Once a tin is open, it will last in the refrigerator for three to five days.

Storing Spam

Storing Spam

What are the best conditions to store Spam?

  • Dark — no sunlight
  • Between 50 – 75 degrees Fahrenheit
  • Spam-can-integrity (no dents, cracks, or breakage)
  • Humidity levels at approximately 50%
  • No rust

You will want to keep it in the dark and dry cupboard where the temperature does not exceed 75 degrees Fahrenheit or get colder than 50 degrees Fahrenheit. If your Spam can freezes, it could expand and break the seal integrity.

If you notice any of your cans are leaking, rusted, or dented, then throw them away. Their integrity will be compromised, and they won’t be safe to eat.

Without electricity or cooling, you will want to eat the contents once opened to avoid warm temperatures spoiling your Spam.

Once opened, generally, a can of spam will provide a full complement to a meal for two people, reducing the need to store leftover Spam from one can. When storing open Spam cans, cover them with plastic cling wrap and place them in the fridge.

You can also place the Spam in plastic Tupperware containers and keep it refrigerated until your next meal, keeping your Spam as fresh as possible!

In Closing

Spam, it’s what’s for dinner.

In closing, Spam lasts for as long as five years in the proper storage conditions. Check your long-term storage conditions regularly, for once your item is spoiled, there’s no use for it other than fertilizer and reusable packaging.

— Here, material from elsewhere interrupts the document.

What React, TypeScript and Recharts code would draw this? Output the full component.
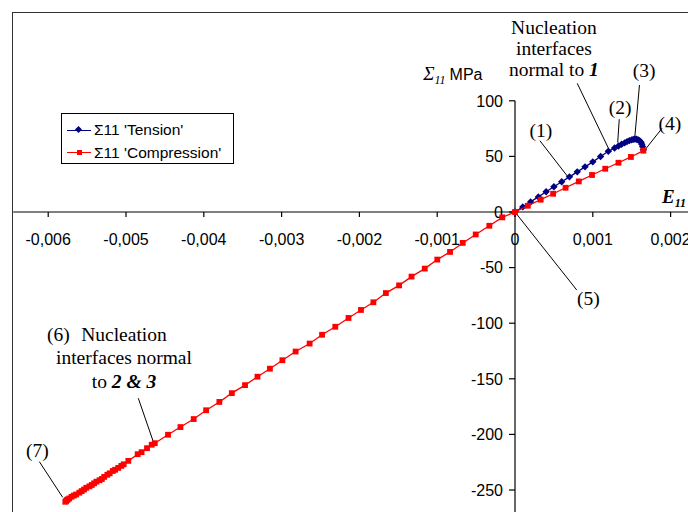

In case you’re wondering about a decent Spam recipe, here’s one for you.

“Always Be Ready” Max

Spam Musubi

Spam, the love-it-or-hate-it canned ham, was introduced in 1937 and gained popularity during World War II, when more than 150 million pounds were shipped to American troops overseas. Soldiers introduced it to locals, who used the product to create spin-offs of regional dishes like Japanese onigiri and Korean budae jjigae. According to Hormel Foods Corporation, residents of Hawaii eat more Spam than those of any other state. A popular way to eat it there is in the tradition of Japanese omusubi: Stack a pan-fried slice of Spam and a rice patty and wrap a piece of roasted nori around it. This version of the dish is adapted from “Aloha Kitchen: Recipes From Hawai‘i,” a cookbook of classic Hawaiian dishes by Alana Kysar.
Prep Time 15 mins
Cook Time 5 mins
Course Spam Musubi
Cuisine Korean
Servings 8 servings


  • 1 Rice Cooker
  • 1 Frying Pan


  • 2 tbsp soy sauce
  • 2 tsp light brown sugar
  • 1-2 tsp canola or vegetable oil
  • 1 can 120oz Spam cut horizontally into 8 slices
  • 3 sheets roasted sushi nori cut into thirds crosswise
  • 2 tsp furikake
  • 5-6 cups short-grain white rice


  • In a small bowl, whisk the soy sauce, sugar and mirin (if using). Set aside.
  • Lightly coat the bottom of a large skillet with oil and heat over medium.
    Fry the Spam slices until evenly browned and crispy, 2 to 3 minutes on each side.
    Turn off the heat.
    Working quickly to avoid burning, add the soy mixture and turn the Spam slices until evenly coated in glaze. Immediately transfer the Spam slices and glaze to a plate.
  • To mold the musubi, start by placing a strip of nori, rough side up, on a cutting board or clean work surface.
    Place a Spam musubi maker mold over it, in the middle, then place a slice of Spam into the mold. (If you don’t have a mold, you can line a clean Spam can with plastic wrap instead, and place a slice of Spam at the bottom.)
    Sprinkle 1/4 teaspoon furikake over the Spam, then fill the mold or can with a generous mound of rice.
    Press the rice firmly with the musubi maker press or with your hands until it is 3/4- to 1-inch thick, adding more rice as needed.
  • Use the press to hold the rice down with one hand and pull the mold upward to unmold the musubi with your other hand. (If you’re using the Spam can, gently lift the Spam and rice out of the can by gently pulling on both sides of the plastic wrap.)
    Wrap the nori around the Spam-rice stack, bringing both ends of the strip to the middle, folding one over the other, and flipping it over so the seam is down and the Spam is facing up.
    Repeat with remaining ingredients.
    Serve immediately or wrap with plastic wrap to take with you on the go.